◆ **DATA EXTRACT**:
************
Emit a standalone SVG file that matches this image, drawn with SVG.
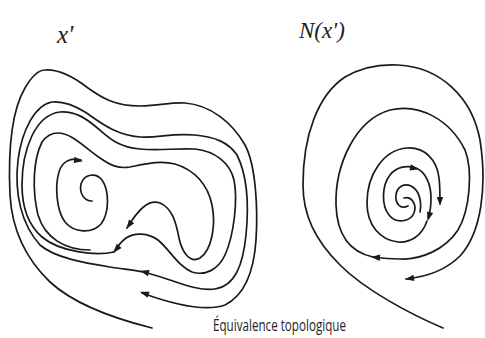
<svg xmlns="http://www.w3.org/2000/svg" xmlns:xlink="http://www.w3.org/1999/xlink" width="485" height="338" viewBox="0 0 485 338">
<style>
.c{fill:none;stroke:#1a1a1a;stroke-width:1.7;stroke-linecap:round;stroke-linejoin:round}
.ah{fill:#1a1a1a}
.math{font-family:"Liberation Serif",serif;font-style:italic;fill:#222}
.cap{font-family:"Open Sans","Liberation Sans",sans-serif;fill:#1c1c28}
</style>
<defs>
<path id="ah" d="M1,0 L-8,-3.2 L-8,3.2 Z"/>
</defs>
<rect width="485" height="338" fill="#fff"/>
<g id="labels">
<text class="math" x="57" y="43" font-size="25">x'</text>
<text class="math" x="299" y="38" font-size="23">N(x')</text>
<text class="cap" x="213" y="331" font-size="15.5" textLength="133" lengthAdjust="spacingAndGlyphs">Équivalence topologique</text>
</g>
<g id="left-portrait">
<path id="LA" class="c" d="M152,328 C120,320 75,305 50,282 C25,258 12,230 10,195 C8,150 12,110 25,88 C32,76 38,70 45,70 C60,69 75,78 88,88 C102,98 115,106 140,106 C160,106 170,102 185,103 C210,105 232,122 245,145 C256,165 258,210 256,240 C254,270 245,295 225,305 C205,312 175,305 142,293"/>
<path id="LB" class="c" d="M143,272 C170,278 195,292 215,289 C235,286 243,265 246,235 C249,205 247,175 237,155 C228,142 215,137 195,135 C170,133 160,138 140,137 C115,135 100,122 85,112 C72,104 62,101 52,102 C35,105 22,130 18,160 C14,195 22,225 40,245 C55,258 85,263 110,267 C122,269 133,270 143,272"/>
<path id="LC" class="c" d="M114,252 C95,256 60,252 42,237 C27,224 22,205 22,185 C22,150 35,115 60,112 C75,111 85,118 95,126 C105,134 115,147 140,149 C160,151 175,148 195,149 C215,151 230,163 234,180 C238,200 234,235 225,255 C218,270 205,276 192,272 C178,266 170,250 158,240 C148,233 135,232 126,238 C121,242 117,247 114,252"/>
<path id="LD" class="c" d="M90,250 C65,250 45,238 38,215 C32,190 33,160 42,142 C47,135 52,133 58,133 C72,133 85,148 100,158 C110,165 118,169 130,167 C145,164 160,160 175,164 C195,170 208,185 212,205 C216,225 212,250 200,258 C190,264 182,252 179,238 C176,222 172,208 160,203 C148,199 138,210 127,228"/>
<path id="LE" class="c" d="M92,201 C84,201 79,193 81,184 C84,174 96,172 102,180 C109,190 110,212 101,224 C92,234 74,233 65,222 C56,210 55,185 59,172 C62,162 70,157 81,160"/>
<use xlink:href="#ah" class="ah" transform="translate(141,292) rotate(200)"/>
<use xlink:href="#ah" class="ah" transform="translate(141,271) rotate(195)"/>
<use xlink:href="#ah" class="ah" transform="translate(114,252) rotate(130)"/>
<use xlink:href="#ah" class="ah" transform="translate(127,228) rotate(125)"/>
<use xlink:href="#ah" class="ah" transform="translate(82,161) rotate(8)"/>
</g>
<g id="right-portrait">
<path id="R1" class="c" d="M443,328 C410,314 365,290 340,265 C315,240 303,215 303,185 C303,135 318,95 345,77 C362,67 380,64 398,65 C440,67 472,97 480,140 C487,185 482,232 460,256 C445,271 425,277 406,279"/>
<path id="R2" class="c" d="M373,257 C350,252 337,235 336,205 C335,165 355,120 390,110 C420,103 450,120 465,150 C473,170 470,210 458,230 C445,250 420,260 400,259 C390,259 380,258 373,257"/>
<path id="R3" class="c" d="M427,221 C422,236 410,243 398,242 C380,240 367,225 367,203 C367,175 383,150 407,148 C425,147 437,160 439,178 C440,186 440,195 440,203"/>
<path id="R4" class="c" d="M404,198 C412,196 417,205 414,213 C410,222 396,224 389,215 C381,205 382,185 390,175 C396,167 406,165 416,168 C426,172 431,185 431,198 C431,207 430,213 428,218"/>
<path id="R5" class="c" d="M408,206 C400,210 395,203 396,195 C397,186 405,183 411,186 C419,190 422,201 420,212"/>
<use xlink:href="#ah" class="ah" transform="translate(406,279) rotate(172)"/>
<use xlink:href="#ah" class="ah" transform="translate(372,257) rotate(185)"/>
<use xlink:href="#ah" class="ah" transform="translate(418,169) rotate(12)"/>
<use xlink:href="#ah" class="ah" transform="translate(440,205) rotate(90)"/>
<use xlink:href="#ah" class="ah" transform="translate(428,220) rotate(105)"/>
</g>
</svg>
************
◆ **WHAT TO PRODUCE**:
Pictures are excluded; output everything else in the data verbatim.

◆ **EXERCISE RESPONSE**:
Emit a standalone SVG file that matches this image, drawn with SVG.
<svg xmlns="http://www.w3.org/2000/svg" xmlns:xlink="http://www.w3.org/1999/xlink" width="485" height="338" viewBox="0 0 485 338">
<style>
.c{fill:none;stroke:#1a1a1a;stroke-width:1.7;stroke-linecap:round;stroke-linejoin:round}
.ah{fill:#1a1a1a}
.math{font-family:"Liberation Serif",serif;font-style:italic;fill:#222}
.cap{font-family:"Open Sans","Liberation Sans",sans-serif;fill:#1c1c28}
</style>
<defs>
<path id="ah" d="M1,0 L-8,-3.2 L-8,3.2 Z"/>
</defs>
<rect width="485" height="338" fill="#fff"/>
<g id="labels">
<text class="math" x="57" y="43" font-size="25">x'</text>
<text class="math" x="299" y="38" font-size="23">N(x')</text>
<text class="cap" x="213" y="331" font-size="15.5" textLength="133" lengthAdjust="spacingAndGlyphs">Équivalence topologique</text>
</g>
<g id="left-portrait">
<path id="LA" class="c" d="M152,328 C120,320 75,305 50,282 C25,258 12,230 10,195 C8,150 12,110 25,88 C32,76 38,70 45,70 C60,69 75,78 88,88 C102,98 115,106 140,106 C160,106 170,102 185,103 C210,105 232,122 245,145 C256,165 258,210 256,240 C254,270 245,295 225,305 C205,312 175,305 142,293"/>
<path id="LB" class="c" d="M143,272 C170,278 195,292 215,289 C235,286 243,265 246,235 C249,205 247,175 237,155 C228,142 215,137 195,135 C170,133 160,138 140,137 C115,135 100,122 85,112 C72,104 62,101 52,102 C35,105 22,130 18,160 C14,195 22,225 40,245 C55,258 85,263 110,267 C122,269 133,270 143,272"/>
<path id="LC" class="c" d="M114,252 C95,256 60,252 42,237 C27,224 22,205 22,185 C22,150 35,115 60,112 C75,111 85,118 95,126 C105,134 115,147 140,149 C160,151 175,148 195,149 C215,151 230,163 234,180 C238,200 234,235 225,255 C218,270 205,276 192,272 C178,266 170,250 158,240 C148,233 135,232 126,238 C121,242 117,247 114,252"/>
<path id="LD" class="c" d="M90,250 C65,250 45,238 38,215 C32,190 33,160 42,142 C47,135 52,133 58,133 C72,133 85,148 100,158 C110,165 118,169 130,167 C145,164 160,160 175,164 C195,170 208,185 212,205 C216,225 212,250 200,258 C190,264 182,252 179,238 C176,222 172,208 160,203 C148,199 138,210 127,228"/>
<path id="LE" class="c" d="M92,201 C84,201 79,193 81,184 C84,174 96,172 102,180 C109,190 110,212 101,224 C92,234 74,233 65,222 C56,210 55,185 59,172 C62,162 70,157 81,160"/>
<use xlink:href="#ah" class="ah" transform="translate(141,292) rotate(200)"/>
<use xlink:href="#ah" class="ah" transform="translate(141,271) rotate(195)"/>
<use xlink:href="#ah" class="ah" transform="translate(114,252) rotate(130)"/>
<use xlink:href="#ah" class="ah" transform="translate(127,228) rotate(125)"/>
<use xlink:href="#ah" class="ah" transform="translate(82,161) rotate(8)"/>
</g>
<g id="right-portrait">
<path id="R1" class="c" d="M443,328 C410,314 365,290 340,265 C315,240 303,215 303,185 C303,135 318,95 345,77 C362,67 380,64 398,65 C440,67 472,97 480,140 C487,185 482,232 460,256 C445,271 425,277 406,279"/>
<path id="R2" class="c" d="M373,257 C350,252 337,235 336,205 C335,165 355,120 390,110 C420,103 450,120 465,150 C473,170 470,210 458,230 C445,250 420,260 400,259 C390,259 380,258 373,257"/>
<path id="R3" class="c" d="M427,221 C422,236 410,243 398,242 C380,240 367,225 367,203 C367,175 383,150 407,148 C425,147 437,160 439,178 C440,186 440,195 440,203"/>
<path id="R4" class="c" d="M404,198 C412,196 417,205 414,213 C410,222 396,224 389,215 C381,205 382,185 390,175 C396,167 406,165 416,168 C426,172 431,185 431,198 C431,207 430,213 428,218"/>
<path id="R5" class="c" d="M408,206 C400,210 395,203 396,195 C397,186 405,183 411,186 C419,190 422,201 420,212"/>
<use xlink:href="#ah" class="ah" transform="translate(406,279) rotate(172)"/>
<use xlink:href="#ah" class="ah" transform="translate(372,257) rotate(185)"/>
<use xlink:href="#ah" class="ah" transform="translate(418,169) rotate(12)"/>
<use xlink:href="#ah" class="ah" transform="translate(440,205) rotate(90)"/>
<use xlink:href="#ah" class="ah" transform="translate(428,220) rotate(105)"/>
</g>
</svg>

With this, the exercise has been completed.